- [SET PROBLEM] Everything from the line containing "Generate a Python" down to the line containing "y_tick_labels = ['0." is to be returned exactly; include both boundary lines and leave out all others.

- [INFORMATION SHOWN]
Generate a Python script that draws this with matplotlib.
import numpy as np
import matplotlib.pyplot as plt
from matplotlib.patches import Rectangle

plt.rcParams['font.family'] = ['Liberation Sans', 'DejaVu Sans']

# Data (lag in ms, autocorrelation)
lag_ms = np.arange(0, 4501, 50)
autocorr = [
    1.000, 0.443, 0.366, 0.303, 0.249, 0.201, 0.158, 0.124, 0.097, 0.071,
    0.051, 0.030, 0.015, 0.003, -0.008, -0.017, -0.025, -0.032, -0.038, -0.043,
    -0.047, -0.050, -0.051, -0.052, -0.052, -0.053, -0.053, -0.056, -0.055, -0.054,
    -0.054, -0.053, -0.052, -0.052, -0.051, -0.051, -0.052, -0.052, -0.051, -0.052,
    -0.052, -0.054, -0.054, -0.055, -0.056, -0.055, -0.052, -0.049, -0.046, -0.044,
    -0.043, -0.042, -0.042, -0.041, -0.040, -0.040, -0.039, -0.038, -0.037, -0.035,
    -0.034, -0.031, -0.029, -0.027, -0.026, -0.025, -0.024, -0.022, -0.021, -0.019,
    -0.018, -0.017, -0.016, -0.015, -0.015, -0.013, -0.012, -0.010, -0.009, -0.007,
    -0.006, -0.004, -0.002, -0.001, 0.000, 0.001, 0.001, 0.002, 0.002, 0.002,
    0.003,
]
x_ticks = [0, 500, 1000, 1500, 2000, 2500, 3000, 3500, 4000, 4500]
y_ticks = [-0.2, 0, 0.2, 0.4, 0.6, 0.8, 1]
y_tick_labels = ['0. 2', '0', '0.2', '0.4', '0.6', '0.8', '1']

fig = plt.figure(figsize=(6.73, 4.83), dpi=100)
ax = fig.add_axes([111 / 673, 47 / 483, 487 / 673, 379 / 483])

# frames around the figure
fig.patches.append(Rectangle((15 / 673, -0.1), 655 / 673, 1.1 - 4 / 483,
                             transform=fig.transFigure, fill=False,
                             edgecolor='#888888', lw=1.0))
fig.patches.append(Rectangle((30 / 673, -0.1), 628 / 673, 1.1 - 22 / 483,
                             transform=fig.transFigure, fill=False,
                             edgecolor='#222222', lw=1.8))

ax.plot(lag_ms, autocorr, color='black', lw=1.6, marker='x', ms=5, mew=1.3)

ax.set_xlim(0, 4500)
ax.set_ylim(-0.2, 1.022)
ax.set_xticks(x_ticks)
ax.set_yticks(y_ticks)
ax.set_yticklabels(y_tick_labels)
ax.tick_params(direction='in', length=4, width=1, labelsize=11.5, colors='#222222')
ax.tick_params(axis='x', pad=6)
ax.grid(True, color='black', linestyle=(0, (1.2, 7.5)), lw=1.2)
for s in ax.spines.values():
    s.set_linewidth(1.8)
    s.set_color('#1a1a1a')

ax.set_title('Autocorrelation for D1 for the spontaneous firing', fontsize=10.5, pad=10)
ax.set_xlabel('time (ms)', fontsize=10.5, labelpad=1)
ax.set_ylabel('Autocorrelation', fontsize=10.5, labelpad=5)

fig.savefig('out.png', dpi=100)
==
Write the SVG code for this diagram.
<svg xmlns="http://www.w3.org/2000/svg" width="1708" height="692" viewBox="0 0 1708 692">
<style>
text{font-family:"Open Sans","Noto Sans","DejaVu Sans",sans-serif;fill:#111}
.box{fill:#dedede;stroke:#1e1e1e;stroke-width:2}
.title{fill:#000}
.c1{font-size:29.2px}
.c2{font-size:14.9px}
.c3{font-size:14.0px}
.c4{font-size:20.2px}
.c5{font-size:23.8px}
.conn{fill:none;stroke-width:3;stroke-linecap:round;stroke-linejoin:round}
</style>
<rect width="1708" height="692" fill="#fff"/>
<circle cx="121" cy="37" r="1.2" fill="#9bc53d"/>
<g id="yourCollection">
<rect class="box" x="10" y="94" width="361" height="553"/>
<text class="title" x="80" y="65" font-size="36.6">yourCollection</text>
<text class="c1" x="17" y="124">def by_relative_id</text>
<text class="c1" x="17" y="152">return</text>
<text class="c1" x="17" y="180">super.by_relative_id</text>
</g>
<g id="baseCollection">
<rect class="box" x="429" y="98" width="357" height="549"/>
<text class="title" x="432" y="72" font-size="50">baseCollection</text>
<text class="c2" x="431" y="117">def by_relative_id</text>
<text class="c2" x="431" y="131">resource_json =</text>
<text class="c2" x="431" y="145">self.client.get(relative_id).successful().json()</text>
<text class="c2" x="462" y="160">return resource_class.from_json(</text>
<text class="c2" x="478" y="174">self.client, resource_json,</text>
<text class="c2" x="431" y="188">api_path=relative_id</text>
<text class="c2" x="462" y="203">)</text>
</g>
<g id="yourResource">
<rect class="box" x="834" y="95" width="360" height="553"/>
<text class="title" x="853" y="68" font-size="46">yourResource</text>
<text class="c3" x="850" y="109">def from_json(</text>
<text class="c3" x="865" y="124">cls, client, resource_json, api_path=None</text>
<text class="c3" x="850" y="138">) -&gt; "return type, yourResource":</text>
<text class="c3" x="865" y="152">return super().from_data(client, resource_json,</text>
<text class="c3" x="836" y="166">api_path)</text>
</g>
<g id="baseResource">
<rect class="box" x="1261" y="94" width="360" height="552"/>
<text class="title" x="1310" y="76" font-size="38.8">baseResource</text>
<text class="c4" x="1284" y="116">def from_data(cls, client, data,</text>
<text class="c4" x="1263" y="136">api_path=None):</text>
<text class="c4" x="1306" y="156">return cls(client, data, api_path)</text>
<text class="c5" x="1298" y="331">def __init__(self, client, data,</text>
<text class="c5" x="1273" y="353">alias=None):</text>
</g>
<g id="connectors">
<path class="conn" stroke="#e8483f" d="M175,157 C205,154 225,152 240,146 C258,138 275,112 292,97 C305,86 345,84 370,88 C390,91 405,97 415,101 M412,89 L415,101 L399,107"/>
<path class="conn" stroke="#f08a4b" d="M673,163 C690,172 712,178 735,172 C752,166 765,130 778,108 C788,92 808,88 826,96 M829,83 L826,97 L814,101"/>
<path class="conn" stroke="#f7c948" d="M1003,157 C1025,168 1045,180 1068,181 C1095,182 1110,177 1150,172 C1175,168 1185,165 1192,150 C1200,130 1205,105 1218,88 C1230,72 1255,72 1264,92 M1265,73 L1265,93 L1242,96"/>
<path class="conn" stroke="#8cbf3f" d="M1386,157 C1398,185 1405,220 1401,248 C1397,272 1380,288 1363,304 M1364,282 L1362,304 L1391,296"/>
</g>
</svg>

- [RESPONSE FOR THIS EXERCISE]
Generate a Python script that draws this with matplotlib.
import numpy as np
import matplotlib.pyplot as plt
from matplotlib.patches import Rectangle

plt.rcParams['font.family'] = ['Liberation Sans', 'DejaVu Sans']

# Data (lag in ms, autocorrelation)
lag_ms = np.arange(0, 4501, 50)
autocorr = [
    1.000, 0.443, 0.366, 0.303, 0.249, 0.201, 0.158, 0.124, 0.097, 0.071,
    0.051, 0.030, 0.015, 0.003, -0.008, -0.017, -0.025, -0.032, -0.038, -0.043,
    -0.047, -0.050, -0.051, -0.052, -0.052, -0.053, -0.053, -0.056, -0.055, -0.054,
    -0.054, -0.053, -0.052, -0.052, -0.051, -0.051, -0.052, -0.052, -0.051, -0.052,
    -0.052, -0.054, -0.054, -0.055, -0.056, -0.055, -0.052, -0.049, -0.046, -0.044,
    -0.043, -0.042, -0.042, -0.041, -0.040, -0.040, -0.039, -0.038, -0.037, -0.035,
    -0.034, -0.031, -0.029, -0.027, -0.026, -0.025, -0.024, -0.022, -0.021, -0.019,
    -0.018, -0.017, -0.016, -0.015, -0.015, -0.013, -0.012, -0.010, -0.009, -0.007,
    -0.006, -0.004, -0.002, -0.001, 0.000, 0.001, 0.001, 0.002, 0.002, 0.002,
    0.003,
]
x_ticks = [0, 500, 1000, 1500, 2000, 2500, 3000, 3500, 4000, 4500]
y_ticks = [-0.2, 0, 0.2, 0.4, 0.6, 0.8, 1]
y_tick_labels = ['0. 2', '0', '0.2', '0.4', '0.6', '0.8', '1']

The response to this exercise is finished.